This is PyTorch implementation of SAC+AE from
Improving Sample Efficiency in Model-Free Reinforcement Learning from Images
We assume you have access to a gpu that can run CUDA 9.2. Then, the simplest way to install all required dependencies is to create an anaconda environment by running:
conda env create -f conda_env.yml
After the instalation ends you can activate your environment with:
source activate pytorch_sac_ae
To train an SAC+AE agent on the cheetah run
task from image-based observations run:
python train.py \
--domain_name cheetah \
--task_name run \
--encoder_type pixel \
--decoder_type pixel \
--action_repeat 4 \
--save_video \
--save_tb \
--work_dir ./log \
--seed 1
This will produce 'log' folder, where all the outputs are going to be stored including train/eval logs, tensorboard blobs, and evaluation episode videos. One can attacha tensorboard to monitor training by running:
tensorboard --logdir log
and opening up tensorboad in your browser.
The console output is also available in a form:
| train | E: 1 | S: 1000 | D: 0.8 s | R: 0.0000 | BR: 0.0000 | ALOSS: 0.0000 | CLOSS: 0.0000 | RLOSS: 0.0000
a training entry decodes as:
train - training episode
E - total number of episodes
S - total number of environment steps
D - duration in seconds to train 1 episode
R - episode reward
BR - average reward of sampled batch
ALOSS - average loss of actor
CLOSS - average loss of critic
RLOSS - average reconstruction loss (only if is trained from pixels and decoder)

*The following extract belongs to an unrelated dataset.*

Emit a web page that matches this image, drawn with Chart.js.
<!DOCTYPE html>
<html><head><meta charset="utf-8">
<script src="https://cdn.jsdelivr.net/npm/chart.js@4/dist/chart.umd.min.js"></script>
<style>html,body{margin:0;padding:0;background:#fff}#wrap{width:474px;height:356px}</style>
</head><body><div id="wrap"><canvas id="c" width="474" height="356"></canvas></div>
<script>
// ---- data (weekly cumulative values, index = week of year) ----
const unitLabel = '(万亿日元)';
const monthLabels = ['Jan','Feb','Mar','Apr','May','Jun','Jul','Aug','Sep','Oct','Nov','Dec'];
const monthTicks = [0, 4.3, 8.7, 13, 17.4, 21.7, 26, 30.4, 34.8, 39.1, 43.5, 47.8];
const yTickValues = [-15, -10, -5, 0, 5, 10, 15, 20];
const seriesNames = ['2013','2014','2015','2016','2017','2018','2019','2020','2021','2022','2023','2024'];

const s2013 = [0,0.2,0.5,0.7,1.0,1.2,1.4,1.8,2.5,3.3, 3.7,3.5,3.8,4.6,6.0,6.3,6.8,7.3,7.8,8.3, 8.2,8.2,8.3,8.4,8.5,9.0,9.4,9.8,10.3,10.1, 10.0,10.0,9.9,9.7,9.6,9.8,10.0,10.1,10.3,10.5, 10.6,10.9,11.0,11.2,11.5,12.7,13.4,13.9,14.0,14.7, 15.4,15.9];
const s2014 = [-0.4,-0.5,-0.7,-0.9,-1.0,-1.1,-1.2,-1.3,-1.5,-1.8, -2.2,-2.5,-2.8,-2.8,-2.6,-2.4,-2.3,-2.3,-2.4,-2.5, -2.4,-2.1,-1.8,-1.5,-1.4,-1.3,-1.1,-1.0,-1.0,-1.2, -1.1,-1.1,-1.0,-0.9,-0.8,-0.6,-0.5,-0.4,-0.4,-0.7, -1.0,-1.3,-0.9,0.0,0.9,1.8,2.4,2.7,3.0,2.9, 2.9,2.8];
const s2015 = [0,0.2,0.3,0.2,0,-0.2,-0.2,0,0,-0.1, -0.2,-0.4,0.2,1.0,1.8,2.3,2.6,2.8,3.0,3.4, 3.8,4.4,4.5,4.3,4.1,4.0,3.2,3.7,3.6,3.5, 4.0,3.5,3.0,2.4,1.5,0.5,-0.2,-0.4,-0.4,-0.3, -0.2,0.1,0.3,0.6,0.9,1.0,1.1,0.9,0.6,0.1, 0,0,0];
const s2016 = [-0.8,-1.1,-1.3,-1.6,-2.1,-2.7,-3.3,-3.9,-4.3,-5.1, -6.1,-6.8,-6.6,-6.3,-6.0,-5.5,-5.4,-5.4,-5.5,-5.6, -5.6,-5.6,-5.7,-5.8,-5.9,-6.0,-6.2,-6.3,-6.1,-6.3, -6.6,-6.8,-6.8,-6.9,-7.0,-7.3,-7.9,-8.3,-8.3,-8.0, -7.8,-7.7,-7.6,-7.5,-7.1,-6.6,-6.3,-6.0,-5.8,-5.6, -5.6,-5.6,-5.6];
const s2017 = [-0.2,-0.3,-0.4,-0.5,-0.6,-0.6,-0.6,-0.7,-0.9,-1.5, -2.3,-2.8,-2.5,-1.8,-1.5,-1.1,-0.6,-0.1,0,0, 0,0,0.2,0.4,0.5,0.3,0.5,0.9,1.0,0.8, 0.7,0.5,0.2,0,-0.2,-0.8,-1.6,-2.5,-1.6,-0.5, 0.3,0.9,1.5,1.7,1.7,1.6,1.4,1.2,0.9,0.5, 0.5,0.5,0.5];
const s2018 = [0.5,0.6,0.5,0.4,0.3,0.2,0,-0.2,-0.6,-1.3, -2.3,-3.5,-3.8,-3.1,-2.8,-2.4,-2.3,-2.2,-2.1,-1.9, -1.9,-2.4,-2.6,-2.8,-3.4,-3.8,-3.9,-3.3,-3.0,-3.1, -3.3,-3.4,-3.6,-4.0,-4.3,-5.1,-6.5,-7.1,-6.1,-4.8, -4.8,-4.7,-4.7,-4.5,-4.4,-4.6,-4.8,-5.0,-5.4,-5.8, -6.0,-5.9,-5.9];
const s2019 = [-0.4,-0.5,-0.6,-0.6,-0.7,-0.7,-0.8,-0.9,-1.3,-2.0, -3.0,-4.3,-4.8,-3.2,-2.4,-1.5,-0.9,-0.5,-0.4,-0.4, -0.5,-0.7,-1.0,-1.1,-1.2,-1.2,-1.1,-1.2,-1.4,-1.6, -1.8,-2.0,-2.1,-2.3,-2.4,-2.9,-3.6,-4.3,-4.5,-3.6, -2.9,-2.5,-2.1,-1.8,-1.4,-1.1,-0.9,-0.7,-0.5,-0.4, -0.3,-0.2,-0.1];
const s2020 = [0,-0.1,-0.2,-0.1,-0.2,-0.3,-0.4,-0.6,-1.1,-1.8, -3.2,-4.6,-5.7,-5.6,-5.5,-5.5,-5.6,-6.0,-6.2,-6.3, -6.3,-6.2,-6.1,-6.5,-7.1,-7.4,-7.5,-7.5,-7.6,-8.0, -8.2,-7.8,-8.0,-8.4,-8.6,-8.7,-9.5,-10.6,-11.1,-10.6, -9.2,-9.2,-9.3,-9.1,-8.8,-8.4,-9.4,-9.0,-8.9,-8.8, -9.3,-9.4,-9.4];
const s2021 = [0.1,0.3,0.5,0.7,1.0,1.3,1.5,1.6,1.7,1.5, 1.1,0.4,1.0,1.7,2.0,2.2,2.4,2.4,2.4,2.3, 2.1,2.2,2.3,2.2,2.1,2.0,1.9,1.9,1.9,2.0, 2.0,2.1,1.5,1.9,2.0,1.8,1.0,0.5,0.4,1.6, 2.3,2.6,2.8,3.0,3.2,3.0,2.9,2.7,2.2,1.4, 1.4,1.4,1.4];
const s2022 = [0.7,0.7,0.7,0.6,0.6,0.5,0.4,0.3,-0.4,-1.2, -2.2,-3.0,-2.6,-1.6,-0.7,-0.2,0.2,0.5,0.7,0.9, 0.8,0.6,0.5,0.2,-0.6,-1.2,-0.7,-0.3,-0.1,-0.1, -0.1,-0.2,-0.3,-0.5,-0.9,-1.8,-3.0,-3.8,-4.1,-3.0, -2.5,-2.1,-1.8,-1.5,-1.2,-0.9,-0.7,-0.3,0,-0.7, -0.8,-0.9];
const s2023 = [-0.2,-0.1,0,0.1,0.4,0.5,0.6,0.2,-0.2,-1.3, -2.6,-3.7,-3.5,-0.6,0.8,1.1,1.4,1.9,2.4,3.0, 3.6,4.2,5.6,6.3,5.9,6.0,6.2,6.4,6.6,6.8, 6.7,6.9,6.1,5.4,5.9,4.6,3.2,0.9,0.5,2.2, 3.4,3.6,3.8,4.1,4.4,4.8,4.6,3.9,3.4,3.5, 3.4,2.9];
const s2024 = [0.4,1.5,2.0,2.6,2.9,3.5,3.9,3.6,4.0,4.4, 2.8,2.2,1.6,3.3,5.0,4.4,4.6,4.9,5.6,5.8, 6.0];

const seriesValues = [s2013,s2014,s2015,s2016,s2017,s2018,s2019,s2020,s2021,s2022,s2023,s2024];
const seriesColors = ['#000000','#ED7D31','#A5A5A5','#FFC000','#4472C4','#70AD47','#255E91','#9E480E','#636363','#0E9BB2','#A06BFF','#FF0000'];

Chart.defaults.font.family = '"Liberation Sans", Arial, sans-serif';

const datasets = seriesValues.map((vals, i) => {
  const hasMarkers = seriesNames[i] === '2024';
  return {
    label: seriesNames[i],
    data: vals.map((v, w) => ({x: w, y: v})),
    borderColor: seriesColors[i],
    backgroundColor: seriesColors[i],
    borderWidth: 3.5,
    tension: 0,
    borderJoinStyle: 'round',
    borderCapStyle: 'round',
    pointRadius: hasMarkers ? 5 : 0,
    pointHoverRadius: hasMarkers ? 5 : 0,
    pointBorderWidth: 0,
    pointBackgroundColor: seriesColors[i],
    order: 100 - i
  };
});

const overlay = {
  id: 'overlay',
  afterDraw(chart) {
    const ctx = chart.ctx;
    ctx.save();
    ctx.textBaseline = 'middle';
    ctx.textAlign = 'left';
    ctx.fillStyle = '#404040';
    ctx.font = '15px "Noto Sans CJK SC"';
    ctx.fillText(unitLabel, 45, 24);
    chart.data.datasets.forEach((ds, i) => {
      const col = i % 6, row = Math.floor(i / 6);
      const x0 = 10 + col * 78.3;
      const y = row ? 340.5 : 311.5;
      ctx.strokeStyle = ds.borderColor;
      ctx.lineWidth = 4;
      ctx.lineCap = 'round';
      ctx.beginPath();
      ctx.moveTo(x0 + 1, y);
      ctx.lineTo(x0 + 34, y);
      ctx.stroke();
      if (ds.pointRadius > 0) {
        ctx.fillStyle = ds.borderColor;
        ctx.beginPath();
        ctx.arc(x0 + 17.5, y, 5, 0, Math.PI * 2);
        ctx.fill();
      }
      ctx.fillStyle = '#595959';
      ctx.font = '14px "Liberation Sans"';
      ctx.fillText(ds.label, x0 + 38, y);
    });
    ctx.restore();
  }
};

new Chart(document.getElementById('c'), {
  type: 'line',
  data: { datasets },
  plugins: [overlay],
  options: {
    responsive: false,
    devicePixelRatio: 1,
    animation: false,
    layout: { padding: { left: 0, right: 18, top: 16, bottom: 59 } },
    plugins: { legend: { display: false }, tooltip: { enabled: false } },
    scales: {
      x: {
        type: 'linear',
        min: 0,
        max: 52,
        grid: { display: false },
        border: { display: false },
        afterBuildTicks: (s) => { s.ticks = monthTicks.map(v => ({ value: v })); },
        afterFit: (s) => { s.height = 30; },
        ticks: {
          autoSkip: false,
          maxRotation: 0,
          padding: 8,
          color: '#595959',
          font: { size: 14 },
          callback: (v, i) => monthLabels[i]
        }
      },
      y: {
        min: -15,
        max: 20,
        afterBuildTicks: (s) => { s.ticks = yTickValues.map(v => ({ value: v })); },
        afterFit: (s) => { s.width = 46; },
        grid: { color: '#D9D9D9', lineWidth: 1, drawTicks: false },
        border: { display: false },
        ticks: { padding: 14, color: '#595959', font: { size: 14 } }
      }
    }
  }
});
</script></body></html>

while an evaluation entry:
| eval | S: 0 | ER: 21.1676
which just tells the expected reward ER
evaluating current policy after S
steps. Note that ER
is average evaluation performance over num_eval_episodes
episodes (usually 10).
Our method demonstrates significantly improved performance over the baseline SAC:pixel. It matches the state-of-the-art performance of model-based algorithms, such as PlaNet (Hafner et al., 2018) and SLAC (Lee et al., 2019), as well as a model-free algorithm D4PG (Barth-Maron et al., 2018), that also learns from raw images. Our algorithm exhibits stable learning across ten random seeds and is extremely easy to implement.